The Shapley value is a cooperative game theoretic tool used to share a resource between players.
In this tutorial we will use it to identify the importance of different variables to a linear regression. This is commonly referred to as Shaply Value Regression.

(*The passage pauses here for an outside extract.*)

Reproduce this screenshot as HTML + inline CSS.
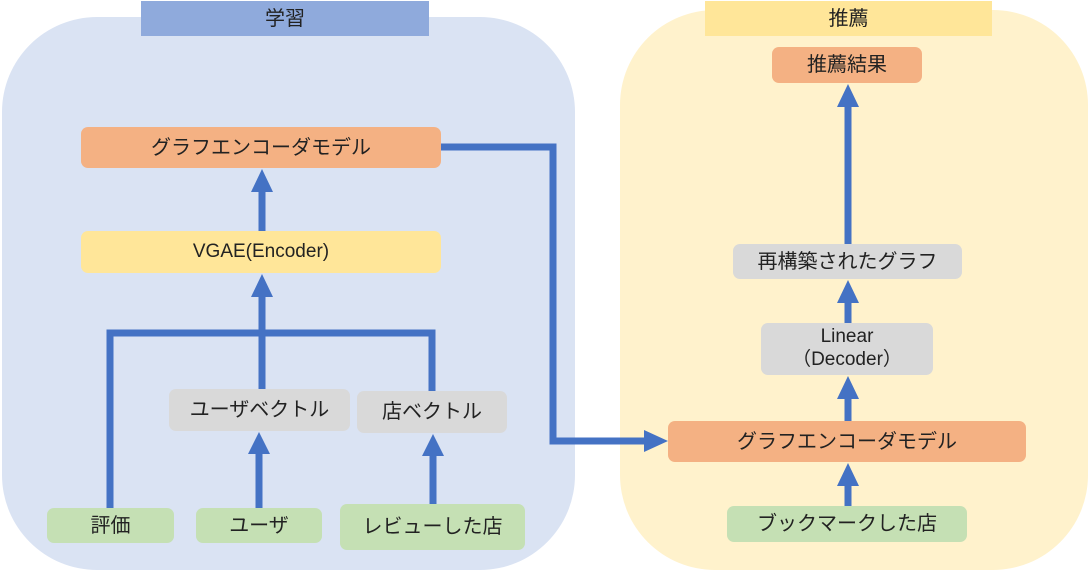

With a working installation of Python, open a command line tool and type:
$ python -m pip install coopgt
In cooperative game theory a characteristic function is a mapping from all groups of players to a given value. In this case it will correspond to the R^2 value for a linear model for some data. The y variable is going to be predicted by fitting a linear model to three variables:
y = c_1 x_1 + c_2 x_2 + c_3 x_3
Here are the R^2 values (you are welcome to see :download:`main.py </_static/data-for-shapley-regression-tutorial/main.py>` for the code used to generate them):
Model | R^2 |
---|---|
y=c_1x_1 | 0.075 |
y= c_2x_2 | 0.086 |
y= c_3x_3 | 0.629 |
y=c_1x_1 + c_2x_2 | 0.163 |
y=c_1x_1 + c_3x_3 | 0.63 |
y= c_2x_2 + c_3x_3 | 0.906 |
y=c_1x_1 + c_2x_2 + c_3x_3 | 0.907 |
We can use that table of R^2 values to create the characteristic function:
>>> characteristic_function = {
... (): 0,
... (1,): 0.075,
... (2,): 0.086,
... (3,): 0.629,
... (1, 2): 0.163,
... (1, 3): 0.63,
... (2, 3): 0.906,
... (1, 2, 3): 0.907,
... }
We now compute the Shapley value:
>>> import coopgt.shapley_value >>> shapley_value = coopgt.shapley_value.calculate(characteristic_function=characteristic_function) >>> shapley_value.round(4) array([0.0383, 0.1818, 0.6868])
From this analysis we would conclude that the parameter that contributes the most is in fact x_3.